Far from some nebulous loan-denying super agency, the CFPB's officially-stated purpose is to bring transparency to financial products (Think: credit cards, student loans, mortgages) by forcing companies to be more forthright about the costs rather than burying them in fine print. The agency also calls itself a "cop on the beat" to police firms and deters them from malfeasance.

The ad didn't sit well with Sen. Elizabeth Warren (D-Mass.), whose face appears in the ad on a red and black banner alongside that of CFPB director Richard Cordray. Warren was one of the architects of the CFPB and was briefly considered to head up the bureau before she was elected to the Senate. On Tuesday, famously pugilistic Warren unleashed a six-tweet rebuttal.  

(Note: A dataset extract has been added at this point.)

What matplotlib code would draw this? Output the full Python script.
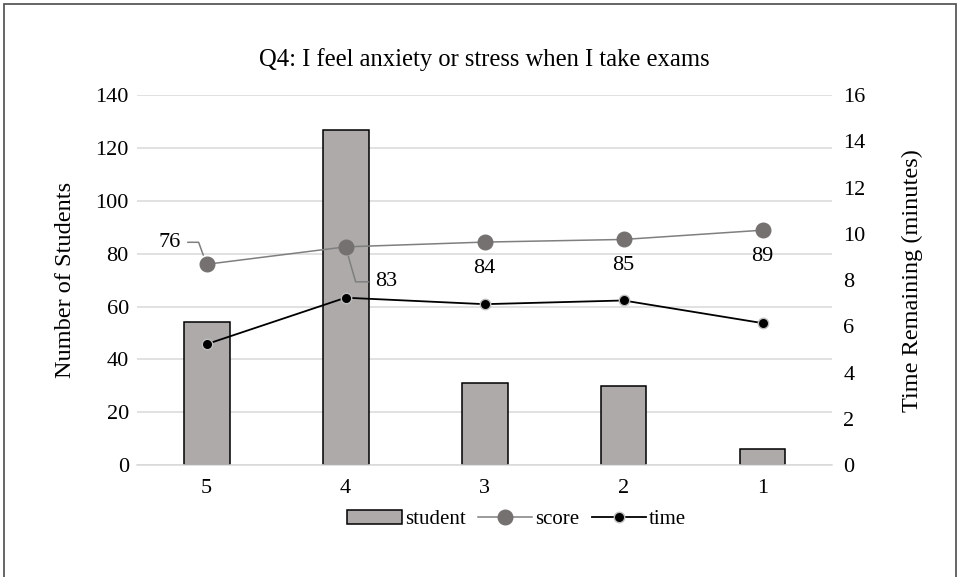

The ad was paid for by the self-described "center-right" American Action Network, which spent $500,000 to run the spot seven times Tuesday evening, Politico reported. The CFPB was also name-checked in the debate itself, during a Carly Fiorina screed about "how socialism starts." The bureau, said the former Hewlett-Packard CEO, is "a vast bureaucracy with no congressional oversight."

The agency is one of the most enduring legacies of 2010's Dodd-Frank Wall Street Reform and Consumer Protection Act. The law was introduced in an effort to prevent financial meltdowns like that of 2008, and was one of President Barack Obama's signature pieces of legislation.

But none of that is likely to matter much. With truth now discarded to the ash heap of 20th-century politics, the 2016 campaign marches forward. Or, in the words of George Orwell: Ignorance is strength.